Adiy Sharipov is a well-known person in Qazaqstan. He participated in the Second World War. He was a scientist, writer and public figure.

Adiy Sharipov was born on December 19, 1912 in Marinovka village, situated in Zharma district of the East Qazaqstan region.

In 1932, Adiy Sharipov entered the Faculty of Philology of the Pedagogical Institute in Alma-Ata. His teachers were bright representatives of the Qazaq intelligentsia of that time: Saken Seyfullin, Mukhtar Auezov, Ilyas Dzhansugurov. After graduation from the University, he worked as a teacher at a local school in a small settlement named Kaskelen. He was recruited by the army in 1940. Adiy Sharipov served at the Tank Corps in Belarus.

Adiy Sharipov, photo: www.kazpravda.kz

From the first days of the war, Belarus was attacked by the enemy and was surrounded. Fascist planes threw off leaflets calling for capitulation. But Belorussian people did not want to give in without struggle.

“When the command staff almost all died, the defense was led by junior lieutenant Adiy Sharipov, everyone called him Sasha”, says the wife of the writer Klara Mynzhasarova. Then he and another fifteen soldiers took refuge in the swamps. Before the war, the forester showed how to get to a secluded islet. It took soldiers a lot of time to find the right path to the islet! Adiy Sharipov used to say: “God helped us in a difficult situation! He protected us!”. They spent there a week, drinking swamp water, eating birch bark.

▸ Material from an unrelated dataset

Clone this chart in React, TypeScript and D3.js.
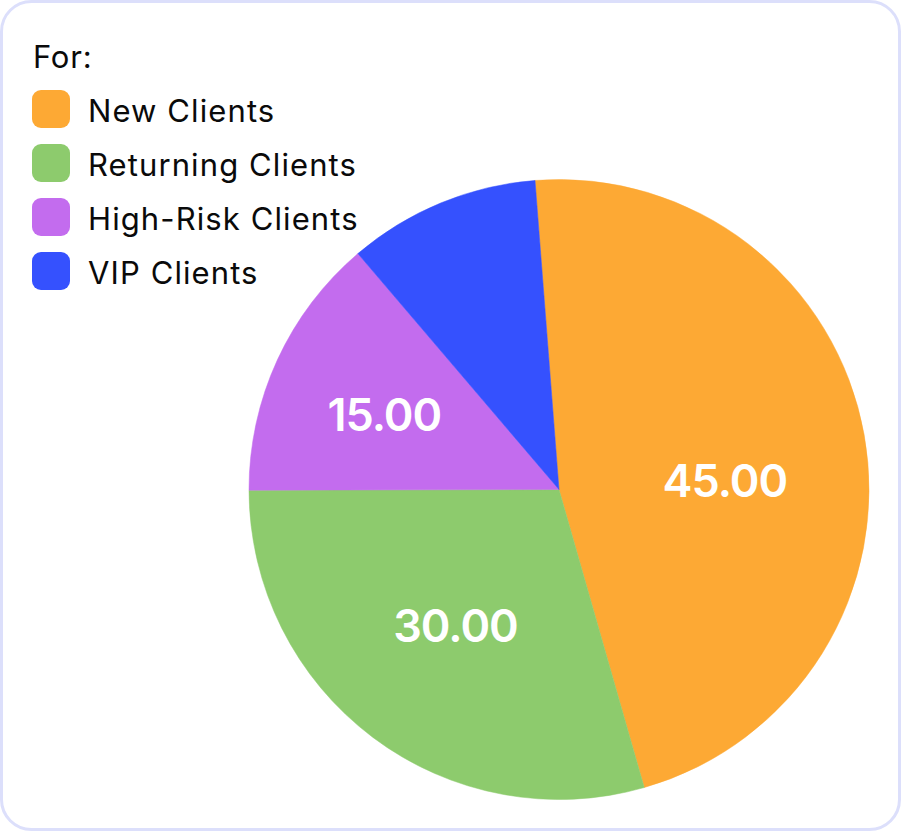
import React from "react";
import * as d3 from "d3";

const categories = ["New Clients", "Returning Clients", "High-Risk Clients", "VIP Clients"];
// slice shares (%)
const sliceShares = [46.8, 29.4, 13.8, 10.0];
// value labels printed on the slices
const labelValues: (number | null)[] = [45, 30, 15, null];
const colors = ["#FDA934", "#8DCB6D", "#C36CEE", "#3551FE"];
const legendTitle = "For:";

const W = 902;
const H = 832;
const CX = 559;
const CY = 489.5;
const R = 310;
const START_DEG = -4.44;
// label layout (radius, angular nudge in degrees)
const labelRadius = [166, 171, 190];
const labelNudgeDeg = [7.4, 0.3, -1.6];

export default function App() {
  const rows = categories.map((c, i) => ({ name: c, share: sliceShares[i], label: labelValues[i], color: colors[i] }));
  const start = (START_DEG * Math.PI) / 180;
  const pie = d3
    .pie<any>()
    .sort(null)
    .value((d) => d.share)
    .startAngle(start)
    .endAngle(start + 2 * Math.PI);
  const arcs = pie(rows);
  const arc = d3.arc<any>().innerRadius(0).outerRadius(R);
  const font = "Inter, 'Noto Sans', sans-serif";

  return (
    <div style={{ position: "absolute", left: 0, top: 0 }}>
      <svg width={W} height={H} style={{ display: "block" }}>
        <rect x={1.5} y={1.5} width={W - 4} height={H - 4} rx={30} ry={30} fill="#ffffff" stroke="#DCDFFB" strokeWidth={3} />
        <g transform={`translate(${CX},${CY})`}>
          {arcs.map((a, i) => (
            <path key={i} d={arc(a) || ""} fill={a.data.color} stroke={a.data.color} strokeWidth={0.5} />
          ))}
          {arcs.map((a, i) => {
            if (a.data.label == null) return null;
            const mid = (a.startAngle + a.endAngle) / 2 + (labelNudgeDeg[i] * Math.PI) / 180;
            const r = labelRadius[i];
            const c = d3
              .arc<any>()
              .innerRadius(r)
              .outerRadius(r)
              .centroid({ startAngle: mid, endAngle: mid } as any);
            return (
              <text
                key={"l" + i}
                x={c[0]}
                y={c[1] + 16}
                textAnchor="middle"
                fill="#ffffff"
                fontFamily={font}
                fontWeight={600}
                fontSize={45}
                letterSpacing={-1}
              >
                {d3.format(".2f")(a.data.label)}
              </text>
            );
          })}
        </g>
        <g fontFamily={font} fill="#0a0a0a">
          <text x={33} y={68} fontSize={31} letterSpacing={0.8}>
            {legendTitle}
          </text>
          {rows.map((d, i) => (
            <g key={d.name} transform={`translate(0,${i * 54})`}>
              <rect x={32} y={90} width={38} height={38} rx={9} fill={d.color} />
              <text x={88} y={121.5} fontSize={31} letterSpacing={1.1}>
                {d.name}
              </text>
            </g>
          ))}
        </g>
      </svg>
    </div>
  );
}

Later Adiy Sharipov was given a task to organize and lead a partisan detachment. In December 1941, he was seriously wounded. The operation was done in the forester’s house. The forester's daughter sewed a short fur coat for him overnight, since his overcoat was covered in blood and there was a 40-degree frost outside. “The warmth of human care kept me alive in the hell of war ...” - he would write later in the autobiographical story “The History of a Short Fur Coat”.

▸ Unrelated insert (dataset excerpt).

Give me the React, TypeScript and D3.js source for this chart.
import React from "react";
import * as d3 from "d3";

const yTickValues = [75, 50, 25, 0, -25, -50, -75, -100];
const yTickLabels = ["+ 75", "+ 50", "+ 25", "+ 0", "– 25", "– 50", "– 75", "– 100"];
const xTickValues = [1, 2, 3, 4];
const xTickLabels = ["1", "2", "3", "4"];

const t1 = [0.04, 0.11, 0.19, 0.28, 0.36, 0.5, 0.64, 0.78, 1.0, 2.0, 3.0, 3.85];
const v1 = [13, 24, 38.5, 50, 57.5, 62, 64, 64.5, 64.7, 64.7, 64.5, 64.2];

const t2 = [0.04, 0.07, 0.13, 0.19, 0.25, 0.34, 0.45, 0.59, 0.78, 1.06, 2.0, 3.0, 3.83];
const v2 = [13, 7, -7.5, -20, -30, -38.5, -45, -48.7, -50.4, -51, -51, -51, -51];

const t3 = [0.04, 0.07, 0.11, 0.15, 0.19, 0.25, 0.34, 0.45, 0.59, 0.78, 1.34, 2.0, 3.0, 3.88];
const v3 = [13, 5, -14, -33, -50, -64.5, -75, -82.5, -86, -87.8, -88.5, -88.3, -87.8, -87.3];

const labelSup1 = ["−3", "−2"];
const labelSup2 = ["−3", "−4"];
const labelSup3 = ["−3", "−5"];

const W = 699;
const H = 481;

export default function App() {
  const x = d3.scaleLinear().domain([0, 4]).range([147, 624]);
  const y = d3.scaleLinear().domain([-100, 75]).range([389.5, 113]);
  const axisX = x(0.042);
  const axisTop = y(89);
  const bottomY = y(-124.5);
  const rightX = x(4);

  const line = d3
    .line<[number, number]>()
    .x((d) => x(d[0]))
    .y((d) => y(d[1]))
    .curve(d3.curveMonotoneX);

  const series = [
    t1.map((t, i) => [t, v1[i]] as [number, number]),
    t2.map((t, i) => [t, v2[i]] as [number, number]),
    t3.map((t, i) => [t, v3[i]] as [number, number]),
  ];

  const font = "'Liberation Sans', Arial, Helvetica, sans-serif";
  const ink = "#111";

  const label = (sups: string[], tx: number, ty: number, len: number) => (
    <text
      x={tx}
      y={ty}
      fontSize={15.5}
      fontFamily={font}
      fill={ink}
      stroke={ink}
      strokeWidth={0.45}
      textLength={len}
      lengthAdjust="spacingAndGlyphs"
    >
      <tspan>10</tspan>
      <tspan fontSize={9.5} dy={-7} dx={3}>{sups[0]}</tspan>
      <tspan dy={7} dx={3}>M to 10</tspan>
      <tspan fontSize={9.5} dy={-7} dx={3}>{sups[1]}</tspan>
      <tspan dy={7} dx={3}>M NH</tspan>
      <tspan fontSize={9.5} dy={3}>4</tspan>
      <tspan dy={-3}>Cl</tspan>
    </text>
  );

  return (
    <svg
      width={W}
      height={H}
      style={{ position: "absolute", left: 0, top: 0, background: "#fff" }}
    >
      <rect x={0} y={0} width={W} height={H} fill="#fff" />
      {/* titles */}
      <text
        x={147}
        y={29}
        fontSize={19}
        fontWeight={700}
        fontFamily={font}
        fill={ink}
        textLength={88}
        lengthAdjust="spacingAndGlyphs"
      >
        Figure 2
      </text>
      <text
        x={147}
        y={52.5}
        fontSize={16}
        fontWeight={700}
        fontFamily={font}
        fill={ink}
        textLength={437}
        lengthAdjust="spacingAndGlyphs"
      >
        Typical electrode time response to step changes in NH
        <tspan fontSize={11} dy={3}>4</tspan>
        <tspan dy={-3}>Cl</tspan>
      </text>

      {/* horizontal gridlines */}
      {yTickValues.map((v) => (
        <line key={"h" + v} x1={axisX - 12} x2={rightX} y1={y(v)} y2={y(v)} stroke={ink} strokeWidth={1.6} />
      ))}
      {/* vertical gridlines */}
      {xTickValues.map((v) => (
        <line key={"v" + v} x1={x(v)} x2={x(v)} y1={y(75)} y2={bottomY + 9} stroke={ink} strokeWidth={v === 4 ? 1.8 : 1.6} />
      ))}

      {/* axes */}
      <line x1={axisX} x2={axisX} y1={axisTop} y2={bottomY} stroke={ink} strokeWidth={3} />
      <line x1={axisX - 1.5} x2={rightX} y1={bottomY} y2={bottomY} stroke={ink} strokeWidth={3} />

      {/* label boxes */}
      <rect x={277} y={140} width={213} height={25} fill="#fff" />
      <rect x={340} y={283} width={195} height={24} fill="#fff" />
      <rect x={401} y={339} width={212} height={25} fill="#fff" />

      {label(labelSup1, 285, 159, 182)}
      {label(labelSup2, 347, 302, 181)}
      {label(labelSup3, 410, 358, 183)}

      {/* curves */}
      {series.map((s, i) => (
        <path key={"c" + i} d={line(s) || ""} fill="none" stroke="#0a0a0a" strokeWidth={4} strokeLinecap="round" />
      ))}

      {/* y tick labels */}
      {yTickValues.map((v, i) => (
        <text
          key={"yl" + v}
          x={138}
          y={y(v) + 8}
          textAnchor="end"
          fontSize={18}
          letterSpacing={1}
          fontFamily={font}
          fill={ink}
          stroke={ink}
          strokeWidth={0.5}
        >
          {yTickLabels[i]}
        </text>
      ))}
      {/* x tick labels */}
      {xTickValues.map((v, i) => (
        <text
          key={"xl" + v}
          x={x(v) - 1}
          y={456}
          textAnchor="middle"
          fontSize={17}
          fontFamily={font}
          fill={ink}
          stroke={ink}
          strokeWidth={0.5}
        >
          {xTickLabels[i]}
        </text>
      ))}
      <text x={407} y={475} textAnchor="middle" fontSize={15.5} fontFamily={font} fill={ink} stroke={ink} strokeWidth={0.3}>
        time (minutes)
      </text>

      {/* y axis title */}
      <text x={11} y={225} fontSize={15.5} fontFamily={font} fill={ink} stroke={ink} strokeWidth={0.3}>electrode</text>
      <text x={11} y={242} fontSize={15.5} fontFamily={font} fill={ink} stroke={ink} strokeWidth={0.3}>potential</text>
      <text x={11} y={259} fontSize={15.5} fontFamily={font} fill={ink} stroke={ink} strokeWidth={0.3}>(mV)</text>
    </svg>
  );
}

“Now we can openly say: many of soldiers raised their hands and surrendered. But his squad fought to the end. If there was no weapon, they got it in battle”, says Klara Mynzhasarova. “Until the end of his life, he remembered the kindness of Belarusian and Russian people, their friendship was so touching. When partisans visited the villages in the absence of fascist soldiers, the local people used to feed them and prepared Russian bath-houses. Once, the hostess suddenly came in and cried: “The Nazis came!”. The Nazi officer entered the room. He and my husband shoot, but my husband managed to be the first. After the war, he brought that gun home, then handed it over to a military office”.

When Belarus was liberated in 1944, Adiy Sharipov had a scorbutus, his health condition was very serious. He was offered to become the Head of the city of Mogilev, but he said that he should return home.

During the war years, a partisan Adiy Sharipov kept a diary, after making some notes he used to hide it in the forest or in the houses. Based on records, he made in the diary, later he wrote his famous stories about the Second World War, among them, for example, “The Partisan's Daughter”, “The History of a Short Fur Coat”, “Stars in the Prison House” and “The Fire in the Forest”.

Adiy Sharipov died on November 4, 1993 in Almaty after a serious illness. The village where he was born is named after him. His personal items, military and government awards, books are in the Central State Museum of Almaty. A monument was erected to him, and the streets in Almaty (Qazaqstan) and Minsk (Belarus) were also given his name.

Moreover, Qazaqstan and Belarus have an intention to make a feature film about a great scientist and legendary Belarusian partisan Adiy Sharipov.

Adiy Sharipov is the author of more than 350 scientific and journalistic articles and research works on pedagogy. He compiled a textbook on Qazaq Literature for students of the ninth and tenth grades of the secondary school.

He was a Minister of Education, Minister of Foreign Affairs of the Qazaq SSR, his name is listed in the bibliographic guide “Outstanding People of the Planet”, published by the International Bibliographic Center of the University of Cambridge.

He wrote the script for the film “The Forest Ballad”, which received prizes at film festivals in Tashkent and Almaty.

For his brave feats, done during the Second World War he was awarded the Order of Lenin, the Order of the Second World War of the First degree, A Red Star, “A Badge of Honor” and others.